EXERCISE TASK: Please set down all the lines beneath this one exactly, without the pictures.

------

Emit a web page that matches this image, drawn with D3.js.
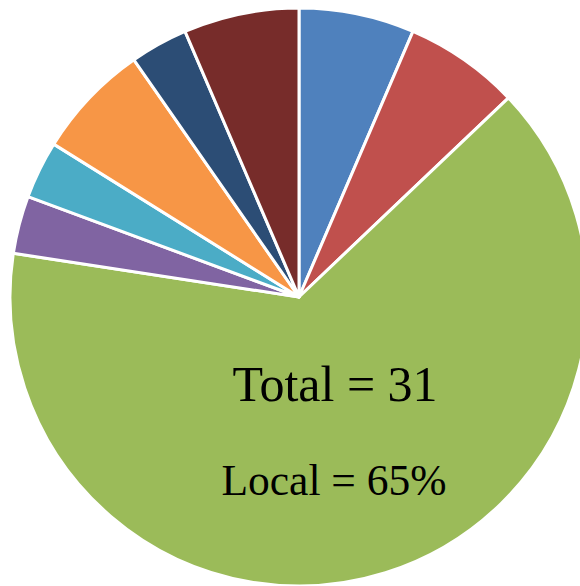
<!DOCTYPE html>
<html>
<head>
<meta charset="utf-8">
<script src="https://cdn.jsdelivr.net/npm/d3@7"></script>
<style>
html,body{margin:0;padding:0;background:#fff;overflow:hidden;}
svg{display:block;}
</style>
</head>
<body>
<svg id="chart" width="580" height="586"></svg>
<script>
const categories = ["A","B","Local","C","D","E","F","G"];
const values = [2, 2, 20, 1, 1, 2, 1, 2];
const colors = ["#4F81BD","#C0504D","#9BBB59","#8064A2","#4BACC6","#F79646","#2C4D75","#772C2A"];
const labels = ["Total = 31", "Local = 65%"];

const svg = d3.select("#chart");
const cx = 299, cy = 297, r = 289;
const g = svg.append("g").attr("transform", `translate(${cx},${cy})`);
const pie = d3.pie().value(d => d).sort(null);
const arc = d3.arc().innerRadius(0).outerRadius(r);
g.selectAll("path").data(pie(values)).join("path")
  .attr("d", arc)
  .attr("fill", (d,i) => colors[i])
  .attr("stroke", "#fff")
  .attr("stroke-width", 3)
  .attr("stroke-linejoin", "round");

svg.append("text").attr("x", 335).attr("y", 401)
  .attr("text-anchor","middle")
  .attr("font-family","'Liberation Serif', 'DejaVu Serif', serif")
  .attr("font-size", 50).attr("fill","#000").text(labels[0]);
svg.append("text").attr("x", 334).attr("y", 495)
  .attr("text-anchor","middle")
  .attr("font-family","'Liberation Serif', 'DejaVu Serif', serif")
  .attr("font-size", 43.5).attr("fill","#000").text(labels[1]);
</script>
</body>
</html>
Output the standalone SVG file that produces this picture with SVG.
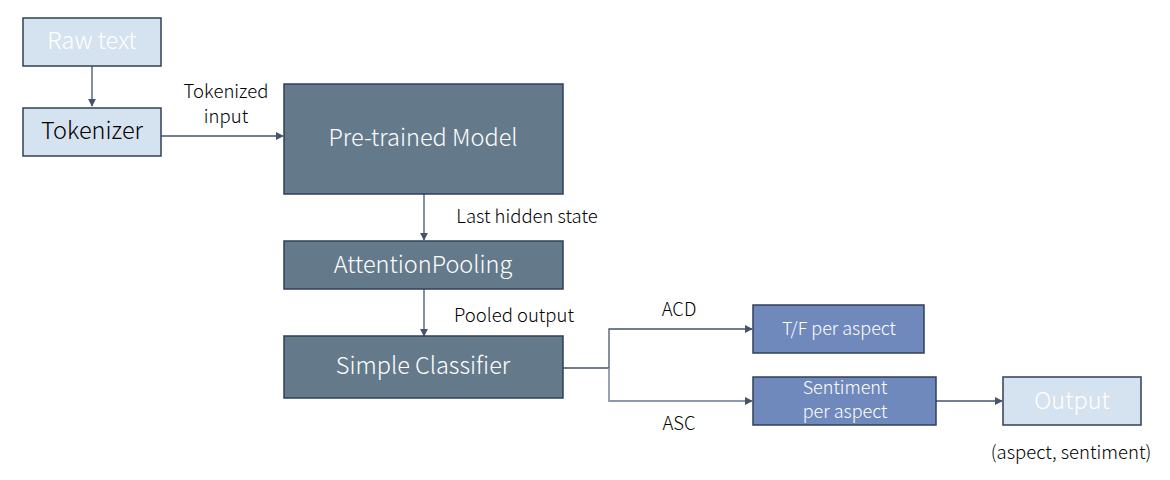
<svg xmlns="http://www.w3.org/2000/svg" width="1170" height="480" viewBox="0 0 1170 480">
<style>
text{font-family:"Noto Sans CJK KR","Noto Sans",sans-serif;text-anchor:middle;font-weight:300}
.light{fill:#d5e2ef;stroke:#2f4058;stroke-width:1.5}
.dark{fill:#647a8b;stroke:#2f4058;stroke-width:1.5}
.blue{fill:#7089bd;stroke:#2f4058;stroke-width:1.5}
.wt{fill:#ffffff}
.lab{fill:#000;font-size:18.5px}
.big{font-size:23.5px}
.mid{font-size:18px}
.conn{stroke:#44546a;stroke-width:1.3;fill:none}
</style>
<defs>
<marker id="ah" viewBox="0 0 10 10" refX="9" refY="5" markerWidth="8" markerHeight="8" orient="auto" markerUnits="userSpaceOnUse">
<path d="M0,0 L10,5 L0,10 z" fill="#44546a"/>
</marker>
</defs>
<g id="connectors">
<line class="conn" x1="92" y1="66" x2="92" y2="106" marker-end="url(#ah)"/>
<line class="conn" x1="161" y1="136" x2="283" y2="136" marker-end="url(#ah)"/>
<line class="conn" x1="424" y1="194" x2="424" y2="240" marker-end="url(#ah)"/>
<line class="conn" x1="424" y1="289" x2="424" y2="336" marker-end="url(#ah)"/>
<polyline class="conn" points="563,368 609,368 609,329 752,329" marker-end="url(#ah)" stroke-width="1.8"/>
<polyline class="conn" points="609,368 609,401 752,401" marker-end="url(#ah)" style="stroke:#8a9aaa;stroke-width:1.8"/>
<line class="conn" x1="936" y1="401" x2="1002" y2="401" marker-end="url(#ah)"/>
<text class="lab" x="226" y="98">Tokenized</text>
<text class="lab" x="226" y="123">input</text>
<text class="lab" x="527" y="223">Last hidden state</text>
<text class="lab" x="514" y="322">Pooled output</text>
<text class="lab" x="679" y="316">ACD</text>
<text class="lab" x="679" y="430">ASC</text>
</g>
<g id="raw-text">
<rect class="light" x="23" y="18" width="138" height="48"/>
<text class="wt big" x="92" y="49">Raw text</text>
</g>
<g id="tokenizer">
<rect class="light" x="23" y="108" width="138" height="48"/>
<text class="big" x="92" y="139" fill="#000">Tokenizer</text>
</g>
<g id="pretrained-model">
<rect class="dark" x="284" y="84" width="279" height="110"/>
<text class="wt big" x="423" y="146">Pre-trained Model</text>
</g>
<g id="attention-pooling">
<rect class="dark" x="284" y="241" width="279" height="48"/>
<text class="wt big" x="423" y="273">AttentionPooling</text>
</g>
<g id="simple-classifier">
<rect class="dark" x="284" y="336" width="279" height="62"/>
<text class="wt big" x="423" y="374">Simple Classifier</text>
</g>
<g id="tf-per-aspect">
<rect class="blue" x="753" y="305" width="171" height="48"/>
<text class="wt mid" x="839" y="335">T/F per aspect</text>
</g>
<g id="sentiment-per-aspect">
<rect class="blue" x="753" y="377" width="183" height="48"/>
<text class="wt mid" x="845" y="394">Sentiment</text>
<text class="wt mid" x="845" y="418">per aspect</text>
</g>
<g id="output">
<rect class="light" x="1003" y="377" width="138" height="48"/>
<text class="wt big" x="1072" y="409">Output</text>
<text class="lab" x="1071" y="459">(aspect, sentiment)</text>
</g>
</svg>
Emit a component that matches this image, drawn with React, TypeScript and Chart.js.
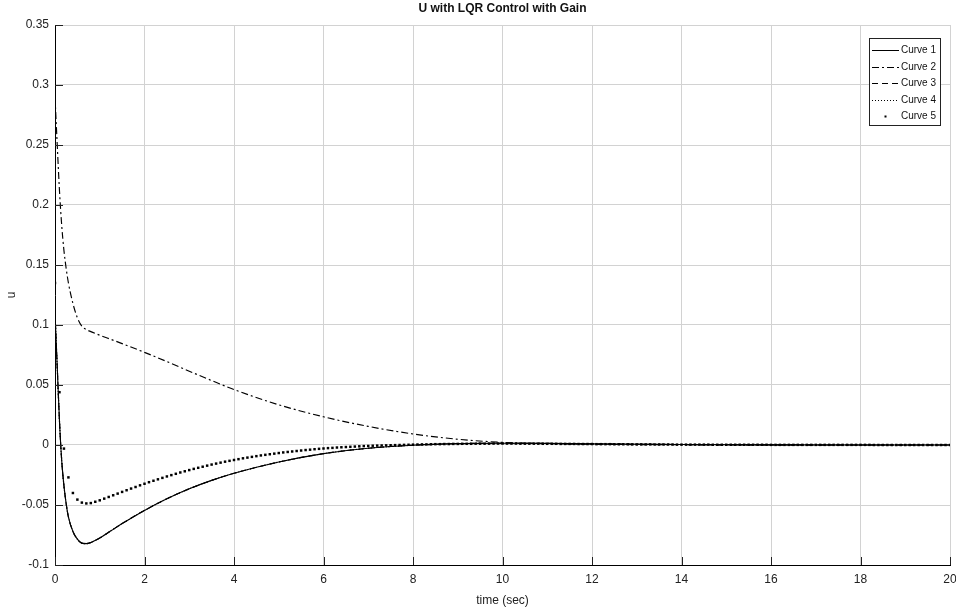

------

EXERCISE RESPONSE:
Emit a web page that matches this image, drawn with D3.js.
<!DOCTYPE html>
<html>
<head>
<meta charset="utf-8">
<script src="https://cdn.jsdelivr.net/npm/d3@7"></script>
<style>
html,body{margin:0;padding:0;background:#fff;overflow:hidden;}
svg{display:block;}
</style>
</head>
<body>
<svg id="chart" width="580" height="586"></svg>
<script>
const categories = ["A","B","Local","C","D","E","F","G"];
const values = [2, 2, 20, 1, 1, 2, 1, 2];
const colors = ["#4F81BD","#C0504D","#9BBB59","#8064A2","#4BACC6","#F79646","#2C4D75","#772C2A"];
const labels = ["Total = 31", "Local = 65%"];

const svg = d3.select("#chart");
const cx = 299, cy = 297, r = 289;
const g = svg.append("g").attr("transform", `translate(${cx},${cy})`);
const pie = d3.pie().value(d => d).sort(null);
const arc = d3.arc().innerRadius(0).outerRadius(r);
g.selectAll("path").data(pie(values)).join("path")
  .attr("d", arc)
  .attr("fill", (d,i) => colors[i])
  .attr("stroke", "#fff")
  .attr("stroke-width", 3)
  .attr("stroke-linejoin", "round");

svg.append("text").attr("x", 335).attr("y", 401)
  .attr("text-anchor","middle")
  .attr("font-family","'Liberation Serif', 'DejaVu Serif', serif")
  .attr("font-size", 50).attr("fill","#000").text(labels[0]);
svg.append("text").attr("x", 334).attr("y", 495)
  .attr("text-anchor","middle")
  .attr("font-family","'Liberation Serif', 'DejaVu Serif', serif")
  .attr("font-size", 43.5).attr("fill","#000").text(labels[1]);
</script>
</body>
</html>
Output the standalone SVG file that produces this picture with SVG.
<svg xmlns="http://www.w3.org/2000/svg" width="1170" height="480" viewBox="0 0 1170 480">
<style>
text{font-family:"Noto Sans CJK KR","Noto Sans",sans-serif;text-anchor:middle;font-weight:300}
.light{fill:#d5e2ef;stroke:#2f4058;stroke-width:1.5}
.dark{fill:#647a8b;stroke:#2f4058;stroke-width:1.5}
.blue{fill:#7089bd;stroke:#2f4058;stroke-width:1.5}
.wt{fill:#ffffff}
.lab{fill:#000;font-size:18.5px}
.big{font-size:23.5px}
.mid{font-size:18px}
.conn{stroke:#44546a;stroke-width:1.3;fill:none}
</style>
<defs>
<marker id="ah" viewBox="0 0 10 10" refX="9" refY="5" markerWidth="8" markerHeight="8" orient="auto" markerUnits="userSpaceOnUse">
<path d="M0,0 L10,5 L0,10 z" fill="#44546a"/>
</marker>
</defs>
<g id="connectors">
<line class="conn" x1="92" y1="66" x2="92" y2="106" marker-end="url(#ah)"/>
<line class="conn" x1="161" y1="136" x2="283" y2="136" marker-end="url(#ah)"/>
<line class="conn" x1="424" y1="194" x2="424" y2="240" marker-end="url(#ah)"/>
<line class="conn" x1="424" y1="289" x2="424" y2="336" marker-end="url(#ah)"/>
<polyline class="conn" points="563,368 609,368 609,329 752,329" marker-end="url(#ah)" stroke-width="1.8"/>
<polyline class="conn" points="609,368 609,401 752,401" marker-end="url(#ah)" style="stroke:#8a9aaa;stroke-width:1.8"/>
<line class="conn" x1="936" y1="401" x2="1002" y2="401" marker-end="url(#ah)"/>
<text class="lab" x="226" y="98">Tokenized</text>
<text class="lab" x="226" y="123">input</text>
<text class="lab" x="527" y="223">Last hidden state</text>
<text class="lab" x="514" y="322">Pooled output</text>
<text class="lab" x="679" y="316">ACD</text>
<text class="lab" x="679" y="430">ASC</text>
</g>
<g id="raw-text">
<rect class="light" x="23" y="18" width="138" height="48"/>
<text class="wt big" x="92" y="49">Raw text</text>
</g>
<g id="tokenizer">
<rect class="light" x="23" y="108" width="138" height="48"/>
<text class="big" x="92" y="139" fill="#000">Tokenizer</text>
</g>
<g id="pretrained-model">
<rect class="dark" x="284" y="84" width="279" height="110"/>
<text class="wt big" x="423" y="146">Pre-trained Model</text>
</g>
<g id="attention-pooling">
<rect class="dark" x="284" y="241" width="279" height="48"/>
<text class="wt big" x="423" y="273">AttentionPooling</text>
</g>
<g id="simple-classifier">
<rect class="dark" x="284" y="336" width="279" height="62"/>
<text class="wt big" x="423" y="374">Simple Classifier</text>
</g>
<g id="tf-per-aspect">
<rect class="blue" x="753" y="305" width="171" height="48"/>
<text class="wt mid" x="839" y="335">T/F per aspect</text>
</g>
<g id="sentiment-per-aspect">
<rect class="blue" x="753" y="377" width="183" height="48"/>
<text class="wt mid" x="845" y="394">Sentiment</text>
<text class="wt mid" x="845" y="418">per aspect</text>
</g>
<g id="output">
<rect class="light" x="1003" y="377" width="138" height="48"/>
<text class="wt big" x="1072" y="409">Output</text>
<text class="lab" x="1071" y="459">(aspect, sentiment)</text>
</g>
</svg>
Emit a component that matches this image, drawn with React, TypeScript and Chart.js.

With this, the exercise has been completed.